Um amigo, ao descrever sua experiência de êxtase, relatou:
“Foi como se toda a minha vida tivesse encontrado propósito em um único instante. Era uma união entre luz, vida e uma profunda paz. Desde então, pequenos momentos cotidianos — o brilho do sol, o som de um pássaro — trazem de volta fragmentos daquela experiência.”

Esse tipo de experiência, muitas vezes, leva a epifanias — realizações súbitas e profundas que reconfiguram nossas prioridades e nos conectam a algo maior do que nós mesmos.


O Ego e a Dissolução da Fronteira

O que nos impede de viver em êxtase com mais frequência? Em grande parte, é o ego. Desde cedo, somos treinados a cultivar e projetar nosso “eu”, a reforçar nossas fronteiras como indivíduos separados. Embora o ego tenha um papel funcional, ele frequentemente nos isola, nos limitando à busca incessante de validação e controle.

Como disse o professor Hélio Couto:
“O ego tem seus interesses particulares e acha que esses interesses não coincidem com o desejo do Todo. Por isso, ele fecha todas as portas.”

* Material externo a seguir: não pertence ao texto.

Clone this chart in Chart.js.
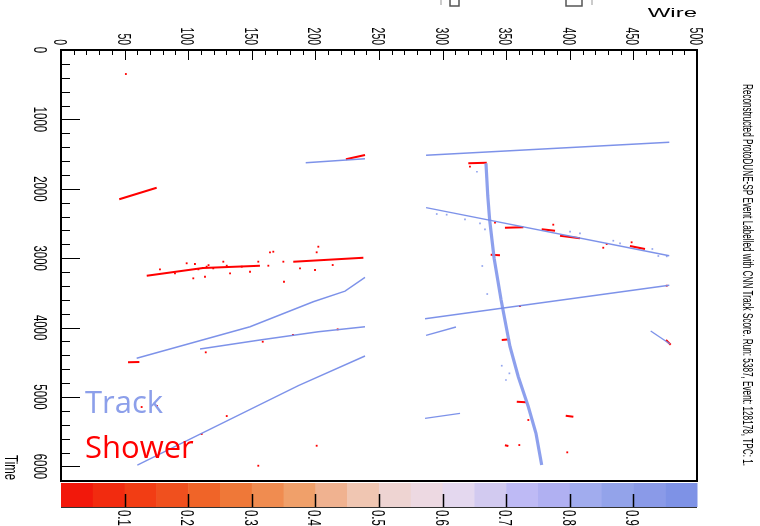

A dissolução do ego pode parecer ameaçadora porque desafia a identidade que construímos ao longo da vida. Mas é justamente nesse espaço de “deixar ir” que encontramos a verdadeira liberdade, aquela que nos liberta das pressões culturais e das repetições automáticas que tornam nossa existência monótona e limitada.


A Arte de Deixar Ir

Se o êxtase está associado à dissolução do ego, como podemos cultivá-lo? Não se trata de eliminar o ego, mas de aprender a não se identificar tão rigidamente com ele. Algumas práticas que nos ajudam nesse caminho incluem:

  1. Meditação: Uma ferramenta poderosa para observar o ego sem se apegar a ele.
  2. Arte e música: Experiências estéticas frequentemente nos conectam a algo além de nós mesmos.
  3. Movimento consciente: Danças como as dos dervixes sufis ou práticas de yoga nos levam a estados de presença e transcendência.
  4. Natureza: Estar em contato com o mundo natural pode nos lembrar da interconexão com o Todo.

As crianças, com seus egos ainda pouco formados, parecem viver em um estado de êxtase natural. Elas nos ensinam a simplicidade de estar presentes e maravilhados com o momento. Talvez, o segredo esteja em redescobrir essa pureza perdida.


Epifania e Transformação

O êxtase não é apenas uma experiência fugaz; ele tem o poder de transformar a vida. Como a palavra sânscrita bodhodaya (epifania) sugere, é a “elevação da sabedoria”. Esse estado dissolve o individualismo estreito e abre espaço para uma visão mais ampla e integrada da existência.

Embora possamos não viver constantemente em êxtase, os momentos em que nos permitimos tocá-lo — seja por meio da arte, da meditação ou de um simples suspiro ao sol — podem servir como lembretes de quem realmente somos.


Êxtase: Um Retorno à Sabedoria Primordial

Se o ego é a prisão, o êxtase é a chave. Ele nos liberta das paredes que construímos para nos proteger e nos reconecta à fluidez da vida. É a experiência que nos lembra de que somos mais do que indivíduos isolados; somos partes vibrantes de um Todo maior.

Como as crianças, que vivem com o ego ainda adormecido, podemos encontrar alegria na simplicidade. Talvez, como adultos, o caminho de volta ao êxtase seja uma combinação de desaprender os condicionamentos que nos afastam da vida e reaprender a arte de “deixar ir”.

E, no fim, como disse Balzac, talvez o verdadeiro triunfo não seja simplesmente viver, mas morrer — não em desespero, mas em êxtase.